The Swedish Jenufa was satisfactory, but rather angular and a little
lacking in passion.  Rodriguez-Chapa (from Mexico) has a very nice
voice, but to me it seemed too Italianate for the role of Laca, where
more steel is required, in my opinion (OK, I'm remembering Jon
Vickers - but who could forget him in this role, or any role, once
seen?). Again, some dramatic intensity was lacking, especially in the
first act. The little scene where Laca hands Kostelnicka her shawl
was revealed in the Opera North production as crucial, thanks to
Barstow, Julian Gavin and producer Tom Cairns;  I felt that Janski
had missed a couple of tricks here.

I was a little disappointed with the Argentinian Steva.  First, he
was insufficiently glamorous (one had to suppose that his
attractiveness to the girls was based on his money), though
carefully costumed in natty check three-piece suit, and second, his
hair was dark, not fair - so Kostelnicka's reference in Act 2 to the
baby having fair hair like Steva seemed ridiculous.  His voice was OK
but rather small.  I wouldn't have spotted, though, that he was a
converted baritone.

Among the smaller parts, there was a strong Jano, a nice-voiced
Verdian-sounding (so a little miscast here) Foreman, a
too-young-looking but vocally good grandmother, and excellent
characterisation from the Mayor, his wife and their daughter Karolka.
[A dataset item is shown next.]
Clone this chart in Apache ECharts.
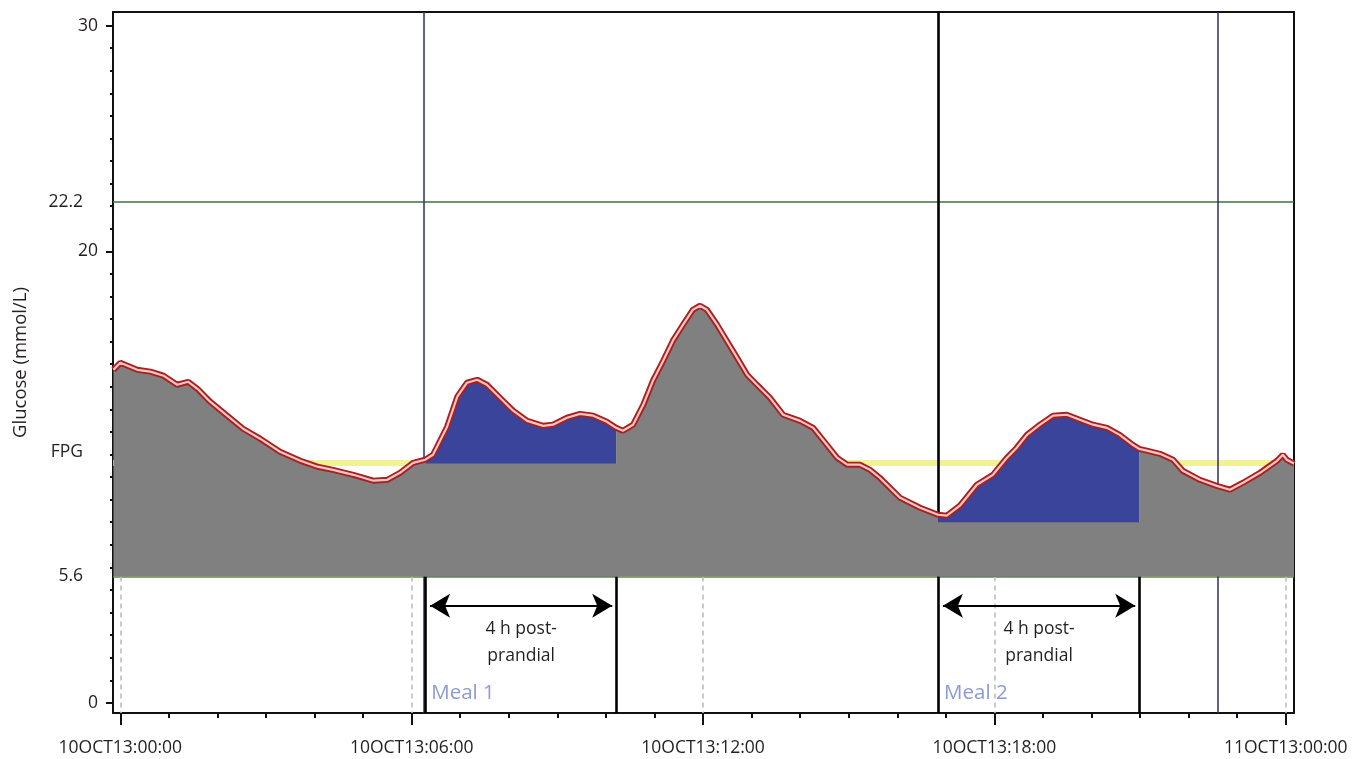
<!DOCTYPE html>
<html><head><meta charset="utf-8">
<script src="https://cdn.jsdelivr.net/npm/echarts@6/dist/echarts.min.js"></script>
<style>html,body{margin:0;padding:0;background:#fff}#c{width:1357px;height:759px}</style>
</head><body><div id="c"></div>
<script>
// ---- data (hours from 10OCT13 00:00, glucose in mmol/L) ----
const hours = [-0.14,0.00,0.35,0.62,0.89,1.17,1.40,1.59,1.85,2.20,2.53,2.88,3.29,3.71,4.06,4.38,4.80,5.21,5.50,5.76,6.03,
  6.28,6.44,6.73,6.94,7.14,7.35,7.55,7.82,8.09,8.38,8.71,8.91,9.20,9.47,9.74,10.02,10.21,
  10.35,10.56,10.77,10.97,11.18,11.38,11.59,11.79,11.94,12.08,12.29,12.49,12.70,12.91,13.11,13.38,13.65,14.00,14.27,14.55,14.76,14.97,15.23,15.44,15.64,16.06,16.47,
  16.84,17.02,17.29,17.64,17.97,18.26,18.46,18.67,18.94,19.21,19.49,19.76,20.03,20.32,20.58,20.85,20.98,
  21.14,21.41,21.68,21.88,22.23,22.58,22.85,23.12,23.47,23.82,23.94,24.02,24.17];
const glucose = [14.75,15.06,14.75,14.67,14.49,14.09,14.22,13.91,13.34,12.72,12.14,11.70,11.12,10.72,10.46,10.32,10.10,9.84,9.88,10.19,10.63,
  10.77,10.99,12.23,13.56,14.18,14.31,14.09,13.51,12.94,12.49,12.27,12.32,12.63,12.80,12.72,12.45,12.18,
  12.05,12.32,13.20,14.27,15.15,16.04,16.75,17.41,17.59,17.41,16.75,16.04,15.29,14.53,14.09,13.51,12.76,12.49,12.18,11.43,10.86,10.55,10.55,10.32,9.97,9.08,8.64,
  8.33,8.29,8.73,9.66,10.10,10.86,11.30,11.87,12.32,12.72,12.76,12.54,12.32,12.18,11.87,11.43,11.25,
  11.17,11.03,10.77,10.28,9.88,9.61,9.44,9.75,10.19,10.72,10.99,10.77,10.60];
const mealNames = ['Meal 1', 'Meal 2'];
const mealStart = [6.28, 16.84];
const mealEnd = [10.21, 20.98];
const mealBaseline = [10.6, 8.0];
const markerHours = [6.24, 22.6];
const xTickHours = [0, 6, 12, 18, 24];
const xTickLabels = ['10OCT13:00:00', '10OCT13:06:00', '10OCT13:12:00', '10OCT13:18:00', '11OCT13:00:00'];
const yMainTicks = [0, 20, 30];
const lowLimit = 5.6;
const highLimit = 22.2;
const fpg = 10.63;
const annotationText = '4 h post-\nprandial';

// ---- derived ----
const X_MIN = -0.15, X_MAX = 24.17, Y_MIN = -0.45, Y_MAX = 30.6;
const FONT = 'Open Sans';
const TXT = '#231f20';
const curve = hours.map((h, i) => [h, glucose[i]]);
function windowOf(h) {
  for (let k = 0; k < mealStart.length; k++) if (h >= mealStart[k] && h <= mealEnd[k]) return k;
  return -1;
}
const grayTop = [];
hours.forEach((h, i) => {
  const k = windowOf(h);
  if (k < 0) { grayTop.push([h, glucose[i]]); return; }
  if (h === mealStart[k]) { grayTop.push([h, glucose[i]]); grayTop.push([h, mealBaseline[k]]); }
  else if (h === mealEnd[k]) { grayTop.push([h, mealBaseline[k]]); grayTop.push([h, glucose[i]]); }
  else grayTop.push([h, mealBaseline[k]]);
});
const blueSeries = mealStart.map((s, k) => ({
  type: 'line', name: 'iAUC ' + mealNames[k], z: 3, silent: true, symbol: 'none',
  data: curve.filter(p => p[0] >= s && p[0] <= mealEnd[k]),
  lineStyle: { width: 0 }, areaStyle: { color: '#39449a', opacity: 1, origin: lowLimit }
}));
const intHours = []; for (let h = 0; h <= 24; h++) intHours.push(h);
const intGlu = []; for (let g = 0; g <= 30; g++) intGlu.push(g);

const seg = (x, y1, y2, style) => [{ coord: [x, y1], lineStyle: style }, { coord: [x, y2] }];
const blackThick = { color: '#000', width: 2.6, type: 'solid' };
const refLines = [
  { yAxis: highLimit, lineStyle: { color: '#3f6f3f', width: 1.6, type: 'solid' } },
  { yAxis: lowLimit, lineStyle: { color: '#5c8a3c', width: 1.6, type: 'solid' } },
  { yAxis: fpg, lineStyle: { color: '#f1f196', width: 6, type: 'solid' } },
  ...markerHours.map(h => ({ xAxis: h, lineStyle: { color: '#2b3060', width: 1.5, type: 'solid' } })),
  { xAxis: mealStart[1], lineStyle: blackThick },
  ...xTickHours.map(h => seg(h, lowLimit, Y_MIN, { color: '#bdbdbd', width: 1.6, type: [5, 4] })),
  seg(mealStart[0], lowLimit, Y_MIN, blackThick),
  ...mealEnd.map(h => seg(h, lowLimit, Y_MIN, blackThick))
];
const arrows = mealStart.map((s, k) => [
  { coord: [s + 0.1, 4.3] }, { coord: [mealEnd[k] - 0.08, 4.3] }
]);

const chart = echarts.init(document.getElementById('c'));
chart.setOption({
  animation: false,
  grid: { left: 113, right: 63, top: 12, bottom: 46, containLabel: false, outerBoundsMode: 'none' },
  xAxis: [
    { type: 'value', min: X_MIN, max: X_MAX, position: 'bottom',
      axisLine: { show: true, onZero: false, lineStyle: { color: '#111', width: 2 } },
      axisTick: { show: true, customValues: xTickHours, length: 12, lineStyle: { color: '#111', width: 2 } },
      axisLabel: { show: true, customValues: xTickHours, margin: 26, fontFamily: FONT, fontSize: 17.5, color: TXT,
        formatter: v => xTickLabels[xTickHours.indexOf(v)] },
      splitLine: { show: false } },
    { type: 'value', min: X_MIN, max: X_MAX, position: 'bottom',
      axisLine: { show: false, onZero: false },
      axisTick: { show: true, customValues: intHours, length: 5, lineStyle: { color: '#111', width: 2 } },
      axisLabel: { show: false }, splitLine: { show: false } },
    { type: 'value', min: X_MIN, max: X_MAX, position: 'top',
      axisLine: { show: true, onZero: false, lineStyle: { color: '#111', width: 2 } },
      axisTick: { show: false }, axisLabel: { show: false }, splitLine: { show: false } }
  ],
  yAxis: [
    { type: 'value', min: Y_MIN, max: Y_MAX, position: 'left',
      name: 'Glucose (mmol/L)', nameLocation: 'middle', nameGap: 83,
      nameTextStyle: { fontFamily: FONT, fontSize: 18.5, color: TXT },
      axisLine: { show: true, onZero: false, lineStyle: { color: '#111', width: 2 } },
      axisTick: { show: true, customValues: yMainTicks, length: 7, lineStyle: { color: '#111', width: 2 } },
      axisLabel: { show: true, customValues: yMainTicks, margin: 15, fontFamily: FONT, fontSize: 17.5, color: TXT },
      splitLine: { show: false } },
    { type: 'value', min: Y_MIN, max: Y_MAX, position: 'left',
      axisLine: { show: false, onZero: false },
      axisTick: { show: true, customValues: intGlu, length: 3, lineStyle: { color: '#111', width: 2 } },
      axisLabel: { show: true, customValues: [lowLimit, fpg, highLimit], margin: 30, fontFamily: FONT, fontSize: 17.5, color: TXT,
        formatter: v => v === fpg ? '{f|FPG}' : String(v),
        rich: { f: { fontFamily: FONT, fontSize: 17.5, color: TXT, padding: [0, 0, 22, 0] } } },
      splitLine: { show: false } },
    { type: 'value', min: Y_MIN, max: Y_MAX, position: 'right',
      axisLine: { show: true, onZero: false, lineStyle: { color: '#111', width: 2 } },
      axisTick: { show: false }, axisLabel: { show: false }, splitLine: { show: false } }
  ],
  series: [
    { type: 'line', name: 'refs', z: 1, data: [], silent: true,
      markLine: { z: 1, silent: true, symbol: ['none', 'none'], label: { show: false }, animation: false, data: refLines },
      markPoint: { z: 1, silent: true, symbol: 'circle', symbolSize: 0, animation: false,
        data: mealStart.map((s, k) => ({ coord: [s, 0.44], name: mealNames[k],
          label: { show: true, position: 'right', distance: 6, formatter: mealNames[k], fontFamily: FONT, fontSize: 20.5, color: '#8c9ad6' } })) } },
    { type: 'line', name: 'arrows', z: 8, data: [], silent: true,
      markLine: { z: 8, silent: true, symbol: ['arrow', 'arrow'], symbolSize: [18, 20], animation: false,
        lineStyle: { color: '#000', width: 2.2, type: 'solid' },
        label: { show: true, position: 'insideMiddleBottom', distance: 10, formatter: annotationText,
          fontFamily: FONT, fontSize: 17.5, lineHeight: 27, color: TXT },
        data: arrows } },
    ...blueSeries,
    { type: 'line', name: 'glucose area', z: 4, silent: true, symbol: 'none', data: grayTop,
      lineStyle: { width: 0 }, areaStyle: { color: '#808080', opacity: 1, origin: lowLimit } },
    { type: 'line', name: 'glucose edge', z: 5, silent: true, symbol: 'none', data: curve,
      lineStyle: { color: '#a8201f', width: 6 } },
    { type: 'line', name: 'glucose core', z: 6, silent: true, symbol: 'none', data: curve,
      lineStyle: { color: '#f6c4c2', width: 2.2 } }
  ]
});
</script></body></html>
I thought very highly of the '97 ALBERT HERRING production by Stefan
Janski, designed by Peter Ruthven Hall.  The same team have done it
again - a realistic Act 1 outdoor setting with dry-stone walls, a
"real" mill-wheel that, correctly, turned when the xlylophone decreed
it, followed by an Act 2/3 interior with prominent exterior door and
a sideways-on window to the right and a door to Jenufa's room at the
back.  After the discovery of the baby's body in the last act, a
brick is thrown through the window, followed by the arrival of the
excellent chorus with spades and pick-axes - an equally frightening
effect to that in the recent Glyndebourne production, and similarly
valid.  The final scenes, as ever, brought a lump to the throat and
tears to the eyes, and the whole performance was tremendously
accompanied by the experienced Noel Davies and the heroic RNCM
orchestra.  I'm already looking forward to Thursday!